Sunday, September 7, 2014

on love letters


(via Brain Pickings)

I have never received a love letter. I have, though, been peed on twice by two separate three-year-old boys (must be some kind of weird territorial thing?); and the unwitting inspiration for the Kill Caroline Club (must be some weird way for first-grade boys to work through their budding sexual angst?); and the subject of an ode exalting my excellent reading skills (they were, in fact, the best in my second-grade class).

But, no. I’ve never received a love letter.
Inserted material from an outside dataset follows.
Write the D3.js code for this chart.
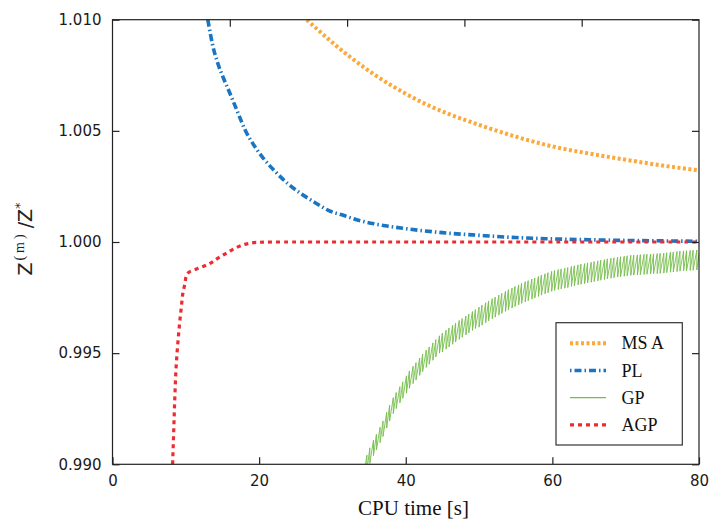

Unfortunately, I am a diehard romantic at heart, so my never having been the subject of such a missive – or, actually, my not being born during a period in which these correspondences were regarded as normal, rather than stalkerish – makes me feel a little forlorn, and a little nostalgic for a time and a feeling I’ve never experienced. What must it feel like to be the subject of a feverish outpouring of love and devotion by some poor wretched soul? I imagine you’d feel like Pattie Boyd, or Juliet, or at least a Disney princess. I pride myself on being hyper-independent maybe to the point where it’s becoming a problem, social-life-wise. But us sovereign ladies can still be suckers for sap. And it’s always nice to hear – or to read – that you are loved.

This mid-nineteenth-century letter, which I came across today on Brain Pickings, is exactly the kind of letter I’d want to get. It’s pretty ingenious, and I admire this young man’s utter cheek, the pure virtuosity of which extends across centuries of cultural evolution to resonate today. I really cherish these kinds of social artifacts, which confirm that our alien-seeming ancestors were, in fact, as real and sarcastic as we are.

I know that this suitor’s impudence could have translated, in real life, into little-shit status. But my poet’s heart chooses to believe that the audacious W. Goff was a good guy – and that Miss M. recognized that, and responded accordingly.